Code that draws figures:
#####

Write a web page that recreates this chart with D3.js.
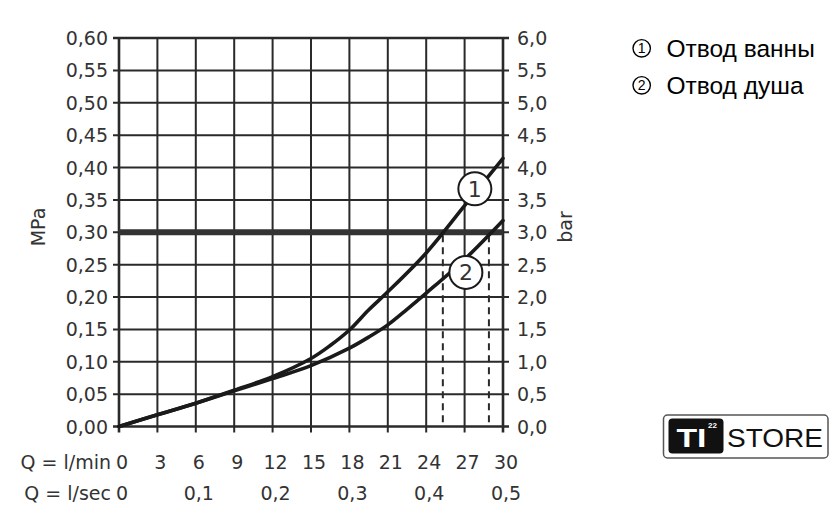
<!DOCTYPE html>
<html>
<head>
<meta charset="utf-8">
<script src="https://cdn.jsdelivr.net/npm/d3@7"></script>
<style>
  html, body { margin: 0; padding: 0; background: #fff; }
  svg { display: block; }
</style>
</head>
<body>
<svg id="chart" width="840" height="527"></svg>
<script>
// ---- data ----
const flowTicksLmin = [0, 3, 6, 9, 12, 15, 18, 21, 24, 27, 30];
const flowTicksLsec = [0, 0.1, 0.2, 0.3, 0.4, 0.5];
const pressureTicksMPa = [0, 0.05, 0.10, 0.15, 0.20, 0.25, 0.30, 0.35, 0.40, 0.45, 0.50, 0.55, 0.60];
const pressureTicksBar = [0, 0.5, 1.0, 1.5, 2.0, 2.5, 3.0, 3.5, 4.0, 4.5, 5.0, 5.5, 6.0];

const bathFlow     = [0, 3, 6, 9, 12, 15, 16.5, 18, 19.5, 21, 24, 27, 30];
const bathPressure = [0, 0.018, 0.036, 0.056, 0.077, 0.105, 0.125, 0.149, 0.180, 0.208, 0.268, 0.341, 0.414];

const showerFlow     = [0, 3, 6, 9, 12, 15, 18, 19.5, 21, 22.5, 24, 27, 30];
const showerPressure = [0, 0.018, 0.036, 0.055, 0.074, 0.094, 0.121, 0.138, 0.157, 0.181, 0.206, 0.258, 0.318];

const referencePressure = 0.30;
const markedFlows = [25.3, 28.9];
const seriesNames = ["Отвод ванны", "Отвод душа"];

// ---- setup ----
const svg = d3.select("#chart");
const x = d3.scaleLinear().domain([0, 30]).range([119, 503]);
const y = d3.scaleLinear().domain([0, 0.6]).range([426.5, 38]);
const xSec = d3.scaleLinear().domain([0, 0.5]).range([119, 503]);
const yBar = d3.scaleLinear().domain([0, 6]).range([426.5, 38]);

const loc = d3.formatLocale({decimal: ",", thousands: " ", grouping: [3], currency: ["", ""]});
const f2 = loc.format(".2f"), f1 = loc.format(".1f");

const axisFont = "DejaVu Sans";
const ink = "#2a2a2a";
const textInk = "#333";

// grid
const grid = svg.append("g");
grid.selectAll(".v").data(flowTicksLmin).join("line")
  .attr("x1", d => x(d)).attr("x2", d => x(d))
  .attr("y1", y(0.6)).attr("y2", y(0) + 6)
  .attr("stroke", ink).attr("stroke-width", d => (d === 0 || d === 30) ? 2.6 : 2);
grid.selectAll(".h").data(pressureTicksMPa).join("line")
  .attr("x1", x(0) - 6).attr("x2", x(30) + 6)
  .attr("y1", d => y(d)).attr("y2", d => y(d))
  .attr("stroke", ink).attr("stroke-width", d => (d === 0 || d === 0.6) ? 2.6 : 2);

// reference thick line
svg.append("line")
  .attr("x1", x(0)).attr("x2", x(30))
  .attr("y1", y(referencePressure)).attr("y2", y(referencePressure))
  .attr("stroke", "#333").attr("stroke-width", 6);

// dashed lines
svg.selectAll(".dash").data(markedFlows).join("line")
  .attr("x1", d => x(d)).attr("x2", d => x(d))
  .attr("y1", y(referencePressure) + 3).attr("y2", y(0))
  .attr("stroke", ink).attr("stroke-width", 2)
  .attr("stroke-dasharray", "7,5");

// curves
const line = d3.line().x(d => x(d[0])).y(d => y(d[1])).curve(d3.curveCatmullRom.alpha(0.5));
const bathPts = bathFlow.map((v, i) => [v, bathPressure[i]]);
const showerPts = showerFlow.map((v, i) => [v, showerPressure[i]]);
[bathPts, showerPts].forEach(pts => {
  svg.append("path").datum(pts).attr("d", line)
    .attr("fill", "none").attr("stroke", "#1a1a1a")
    .attr("stroke-width", 3.6).attr("stroke-linecap", "round");
});

// circle labels on curves
const curveLabels = [{n: "1", fx: 27.8, p: 0.367}, {n: "2", fx: 27.1, p: 0.238}];
curveLabels.forEach(c => {
  svg.append("circle").attr("cx", x(c.fx)).attr("cy", y(c.p)).attr("r", 16.5)
    .attr("fill", "#fff").attr("stroke", "#1a1a1a").attr("stroke-width", 2);
  svg.append("text").attr("x", x(c.fx)).attr("y", y(c.p) + 8)
    .attr("text-anchor", "middle").attr("font-family", axisFont).attr("font-size", 22)
    .attr("fill", textInk).text(c.n);
});

// left axis labels
svg.selectAll(".ly").data(pressureTicksMPa).join("text")
  .attr("x", 108).attr("y", d => y(d) + 7)
  .attr("text-anchor", "end").attr("font-family", axisFont).attr("font-size", 19)
  .attr("fill", textInk).text(d => f2(d));
// right axis labels
svg.selectAll(".ry").data(pressureTicksBar).join("text")
  .attr("x", 517).attr("y", d => yBar(d) + 7)
  .attr("text-anchor", "start").attr("font-family", axisFont).attr("font-size", 19)
  .attr("fill", textInk).text(d => f1(d));

// axis titles
svg.append("text").attr("transform", "translate(45,227) rotate(-90)")
  .attr("text-anchor", "middle").attr("font-family", axisFont).attr("font-size", 19)
  .attr("fill", textInk).text("MPa");
svg.append("text").attr("transform", "translate(572,227) rotate(-90)")
  .attr("text-anchor", "middle").attr("font-family", axisFont).attr("font-size", 19)
  .attr("fill", textInk).text("bar");

// bottom axes
svg.append("text").attr("x", 111).attr("y", 469).attr("text-anchor", "end")
  .attr("font-family", axisFont).attr("font-size", 19).attr("fill", textInk).text("Q = l/min");
svg.selectAll(".bx").data(flowTicksLmin).join("text")
  .attr("x", d => x(d) + 3).attr("y", 469).attr("text-anchor", "middle")
  .attr("font-family", axisFont).attr("font-size", 19).attr("fill", textInk)
  .text(d => d);
svg.append("text").attr("x", 111).attr("y", 500).attr("text-anchor", "end")
  .attr("font-family", axisFont).attr("font-size", 19).attr("fill", textInk).text("Q = l/sec");
svg.selectAll(".bs").data(flowTicksLsec).join("text")
  .attr("x", d => xSec(d) + 3).attr("y", 500).attr("text-anchor", "middle")
  .attr("font-family", axisFont).attr("font-size", 19).attr("fill", textInk)
  .text(d => d === 0 ? "0" : f1(d));

// legend
const legendRows = [48.3, 85.3];
seriesNames.forEach((name, i) => {
  const cy = legendRows[i];
  svg.append("circle").attr("cx", 641.7).attr("cy", cy).attr("r", 8.7)
    .attr("fill", "none").attr("stroke", "#000").attr("stroke-width", 1.4);
  svg.append("text").attr("x", 641.7).attr("y", cy + 5).attr("text-anchor", "middle")
    .attr("font-family", "Liberation Sans").attr("font-size", 14).attr("fill", "#000").text(i + 1);
  svg.append("text").attr("x", 666.5).attr("y", cy + 8.4)
    .attr("font-family", "Liberation Sans").attr("font-size", 24.5).attr("fill", "#000").text(name);
});

// logo
const logo = svg.append("g");
logo.append("rect").attr("x", 663.5).attr("y", 415).attr("width", 164.5).attr("height", 43)
  .attr("rx", 4).attr("fill", "#fff").attr("stroke", "#555").attr("stroke-width", 1.5);
logo.append("rect").attr("x", 668.5).attr("y", 418.5).attr("width", 55).attr("height", 35)
  .attr("rx", 4).attr("fill", "#111");
logo.append("text").attr("x", 676.5).attr("y", 447).attr("font-family", "Liberation Sans")
  .attr("font-weight", "bold").attr("font-size", 25).attr("fill", "#fff")
  .attr("textLength", 30).attr("lengthAdjust", "spacingAndGlyphs").text("TI");
logo.append("text").attr("x", 712.5).attr("y", 428).attr("text-anchor", "middle")
  .attr("font-family", "Liberation Sans").attr("font-weight", "bold").attr("font-size", 8)
  .attr("fill", "#fff").text("22");
logo.append("text").attr("x", 727).attr("y", 447).attr("font-family", "Liberation Sans")
  .attr("font-size", 25.5).attr("fill", "#111")
  .attr("textLength", 96).attr("lengthAdjust", "spacingAndGlyphs").text("STORE");
</script>
</body>
</html>
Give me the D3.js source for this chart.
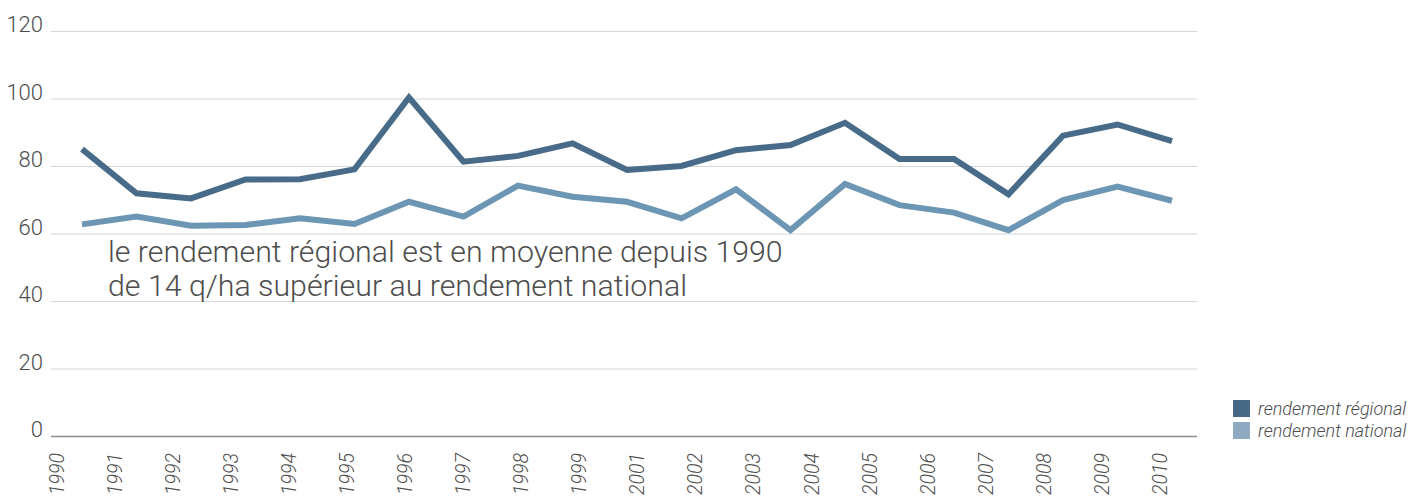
<!DOCTYPE html>
<html>
<head>
<meta charset="utf-8">
<script src="https://cdn.jsdelivr.net/npm/d3@7"></script>
<style>
  html, body { margin: 0; padding: 0; background: #fff; }
  svg { display: block; }
  text { font-family: Roboto, "Noto Sans", sans-serif; font-weight: 300; fill: #4d4d4d; }
</style>
</head>
<body>
<svg id="chart" width="1412" height="498"></svg>
<script>
const yearLabels = ["1990","1991","1992","1993","1994","1995","1996","1997","1998","1999",
                    "2001","2002","2003","2004","2005","2006","2007","2008","2009","2010"];
const regional = [85.0, 71.9, 70.4, 76.0, 76.1, 79.0, 100.3, 81.3, 83.0, 86.7, 78.8,
                  80.0, 84.7, 86.2, 92.8, 82.1, 82.1, 71.6, 89.0, 92.3, 87.4];
const national = [62.7, 65.0, 62.3, 62.5, 64.5, 62.8, 69.4, 65.0, 74.2, 70.9, 69.4,
                  64.5, 73.1, 61.0, 74.7, 68.4, 66.2, 61.0, 69.9, 73.9, 69.7];
const yTicks = [0, 20, 40, 60, 80, 100, 120];
const seriesNames = ["rendement régional", "rendement national"];
const lineColors = ["#476b88", "#6c96b4"];
const legendColors = ["#476985", "#8eaac2"];
const annotation = ["le rendement régional est en moyenne depuis 1990",
                    "de 14 q/ha supérieur au rendement national"];

const svg = d3.select("#chart");
const plotLeft = 51, plotRight = 1197;

const y = d3.scaleLinear().domain([0, 120]).range([436, 31]);
const xPts = d3.scalePoint().domain(d3.range(regional.length)).range([82, 1172]);
const xLab = d3.scalePoint().domain(yearLabels).range([56.5, 1160]);

// gridlines
svg.append("g").selectAll("line").data(yTicks).join("line")
  .attr("x1", plotLeft).attr("x2", plotRight)
  .attr("y1", d => y(d) + 0.5).attr("y2", d => y(d) + 0.5)
  .attr("stroke", d => d === 0 ? "#8c8c8c" : "#d6d6d6")
  .attr("stroke-width", d => d === 0 ? 1.5 : 1.2);

// y labels
svg.append("g").selectAll("text").data(yTicks).join("text")
  .attr("x", 43).attr("y", d => y(d) + 1)
  .attr("text-anchor", "end")
  .style("font-size", "22px")
  .text(d => d);

// x labels (rotated)
svg.append("g").selectAll("text").data(yearLabels).join("text")
  .attr("transform", d => `translate(${xLab(d) + 7},495) rotate(-90)`)
  .attr("text-anchor", "start")
  .style("font-size", "19.5px").style("font-style", "italic")
  .text(d => d);

// lines
const line = d3.line().x((d, i) => xPts(i)).y(d => y(d)).curve(d3.curveLinear);
[national, regional].forEach((s, k) => {
  svg.append("path").datum(s)
    .attr("d", line)
    .attr("fill", "none")
    .attr("stroke", k === 0 ? lineColors[1] : lineColors[0])
    .attr("stroke-width", 6)
    .attr("stroke-linejoin", "miter")
    .attr("stroke-linecap", "butt");
});

// annotation
svg.append("g").selectAll("text").data(annotation).join("text")
  .attr("x", 108).attr("y", (d, i) => 262 + i * 34)
  .style("font-size", "30.3px")
  .text(d => d);

// legend
const leg = svg.append("g").selectAll("g").data(seriesNames).join("g")
  .attr("transform", (d, i) => `translate(1233,${400 + i * 22})`);
leg.append("rect").attr("width", 17).attr("height", 17)
  .attr("fill", (d, i) => legendColors[i]);
leg.append("text").attr("x", 25).attr("y", 15)
  .style("font-size", "18px").style("font-style", "italic")
  .text(d => d);
</script>
</body>
</html>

#####

◆ YOUR GOAL
Of the lines in the entries above, how many include "chart"? Only the number should be given.

◆ TASK ANSWER
6